Recent changes have eased, but not eliminated the problem. All departments have to produce Statements of Intent, and the new bargaining parameters require the issue of capability to be addressed in the SOIs. They also make it clear that planning for the funding of settlements should involve finance and planning staff in the departments, and not just the HR people. If capability problems that cannot be managed out of baselines are identified, there is a requirement to liaise with the SSC and Treasury four to six months ahead of the budget bid.
This still does not get around the dilemma: bargaining is decentralised but funding is centralised. The people doing the bargaining are not the people who are allocating the wherewithal to pay for the results of the bargain, unless the money is coming out of baselines. The end result is that we either have bargaining with some certainty within a confined space, or bargaining conditionally in a larger space.
I am still not convinced that there is an easy way out. If I was to create a separate pot of money as a contingency to meet wage pressures needed to maintain departmental capability, I would be killed in the rush to get some of it before it was all gone. The contingency would incentivise and reward bad behaviour. In an ideal world there would be some mechanism to rank and order priorities, but that is asking an awful lot in an era of what is in effect contestable and hence competitive unionism!
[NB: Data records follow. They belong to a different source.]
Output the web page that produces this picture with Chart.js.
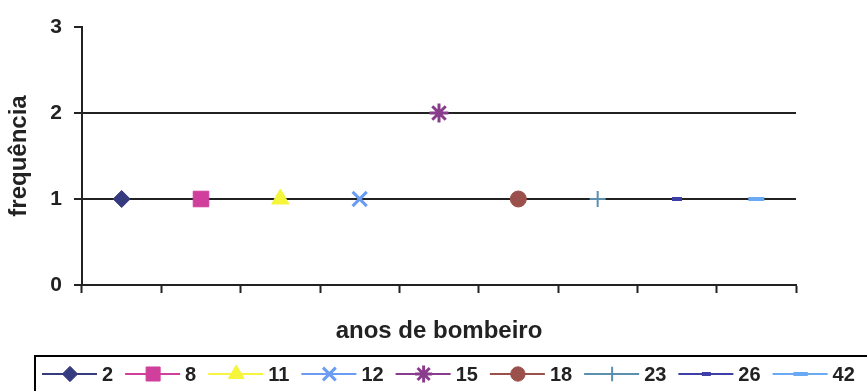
<!DOCTYPE html>
<html>
<head>
<meta charset="utf-8">
<script src="https://cdn.jsdelivr.net/npm/chart.js@4/dist/chart.umd.min.js"></script>
<style>
  html, body { margin: 0; padding: 0; background: #fff; }
  #wrap { width: 867px; height: 391px; }
</style>
</head>
<body>
<div id="wrap"><canvas id="chart" width="867" height="391"></canvas></div>
<script>
  // anos de bombeiro (uma série por valor) e frequência
  const seriesNames = ['2', '8', '11', '12', '15', '18', '23', '26', '42'];
  const frequencies = [1, 1, 1, 1, 2, 1, 1, 1, 1];
  const yTicks = [0, 1, 2, 3];

  const colors = ['#353b7e', '#d13f9c', '#f5f53c', '#6b9cf2', '#8a3c8c', '#9c504c', '#5b8fae', '#3e3ea8', '#6aaaf5'];
  const styles = ['rectRot', 'rect', 'triangle', 'crossRot', 'star', 'circle', 'cross', 'line', 'line'];
  const radii = [8.5, 11, 10, 10, 9.5, 8, 8, 5, 8];
  const borderWidths = [1, 1, 1, 3, 3, 1, 2, 4, 4];

  const FONT = '"Liberation Sans", Arial, sans-serif';

  const datasets = seriesNames.map((name, i) => ({
    label: name,
    data: seriesNames.map((_, j) => (j === i ? frequencies[i] : null)),
    borderColor: colors[i],
    backgroundColor: colors[i],
    pointStyle: styles[i],
    pointRadius: radii[i],
    pointHoverRadius: radii[i],
    pointBorderWidth: borderWidths[i],
    showLine: false
  }));

  // legenda desenhada à mão: linha + marcador, numa caixa
  const boxLegend = {
    id: 'boxLegend',
    afterDraw(chart) {
      const ctx = chart.ctx;
      ctx.save();
      ctx.strokeStyle = '#000';
      ctx.lineWidth = 2;
      ctx.strokeRect(35, 356, 900, 60);
      ctx.font = 'bold 20px ' + FONT;
      ctx.textBaseline = 'middle';
      let x = 42;
      const y = 374;
      chart.data.datasets.forEach(ds => {
        ctx.strokeStyle = ds.borderColor;
        ctx.lineWidth = 2;
        ctx.beginPath();
        ctx.moveTo(x, y);
        ctx.lineTo(x + 55, y);
        ctx.stroke();
        ctx.fillStyle = ds.backgroundColor;
        ctx.lineWidth = ds.pointBorderWidth;
        Chart.helpers.drawPoint(ctx, {
          pointStyle: ds.pointStyle,
          radius: ds.pointRadius * 0.9,
          borderWidth: ds.pointBorderWidth,
          rotation: 0
        }, x + 28, y);
        ctx.fillStyle = '#222';
        ctx.fillText(ds.label, x + 60, y + 1);
        x += 60 + ctx.measureText(ds.label).width + 12;
      });
      ctx.restore();
    }
  };

  new Chart(document.getElementById('chart').getContext('2d'), {
    type: 'line',
    data: { labels: seriesNames, datasets: datasets },
    plugins: [boxLegend],
    options: {
      responsive: false,
      animation: false,
      layout: { padding: { top: 27, right: 71, left: 0, bottom: 43 } },
      plugins: { legend: { display: false }, tooltip: { enabled: false } },
      scales: {
        x: {
          type: 'category',
          offset: true,
          grid: { offset: true, drawOnChartArea: false, tickLength: 8, tickColor: '#222', tickWidth: 2 },
          border: { color: '#222', width: 2 },
          ticks: { display: false },
          title: {
            display: true,
            text: 'anos de bombeiro',
            color: '#222',
            font: { family: FONT, size: 24, weight: 'bold' },
            padding: { top: 0, bottom: 2 }
          },
          afterFit(scale) { scale.height = 63; }
        },
        y: {
          min: 0,
          max: 3,
          afterBuildTicks(scale) { scale.ticks = yTicks.map(v => ({ value: v })); },
          grid: {
            color: ctx => (ctx.tick && ctx.tick.value === 3 ? 'rgba(0,0,0,0)' : '#222'),
            lineWidth: 2,
            tickLength: 8,
            tickColor: '#222',
            tickWidth: 2
          },
          border: { color: '#222', width: 2 },
          ticks: {
            color: '#222',
            padding: 12,
            font: { family: FONT, size: 21, weight: 'bold' }
          },
          title: {
            display: true,
            text: 'frequência',
            color: '#222',
            font: { family: FONT, size: 24, weight: 'bold' },
            padding: { top: 5, bottom: 0 }
          },
          afterFit(scale) { scale.width = 82; }
        }
      }
    }
  });
</script>
</body>
</html>
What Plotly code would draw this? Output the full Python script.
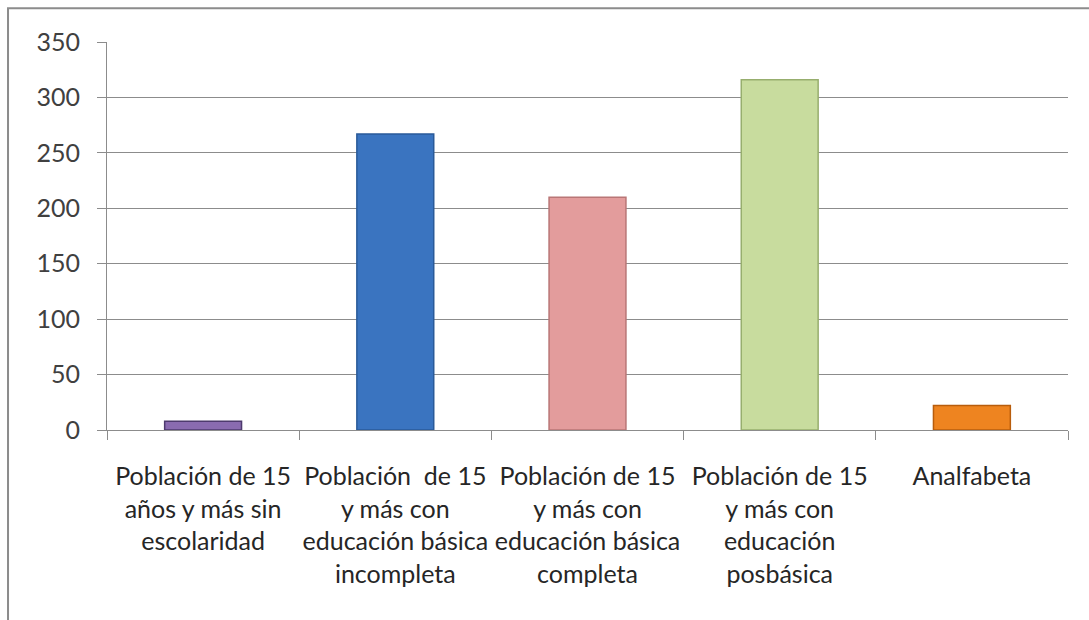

We are also dealing at the micro level at a time when there is quite a lot of pressure emerging for the government to respond to workplace issues at the macro level. Revitalising state sector superannuation and promoting employment equity are two macro level public sector employment issues that are also seeking some easing of the purse strings. They are quite apart from any initiatives that might be taken further down the track on issues like low pay, extended leave or access to training.
If I could end these introductory comments on a positive note, I have to say that this government has shown a willingness to respond by reconstructing departmental baseline funding when funding lines have not been sufficient to keep up with the needs and realities of the labour market. I am not going to draw up a long list, but we have put a lot more money into health and education, a lot of which went into worker pay packets as opposed to increased service levels. We have put more money into Inland Revenue, into social worker pay, into the Courts, and so the list goes on. The government is not an anti-worker or anti-public servant government by inclination, word or deed.
I would now invite you to step into my shoes and make suggestions for how we might align good faith bargaining with good fiscal management.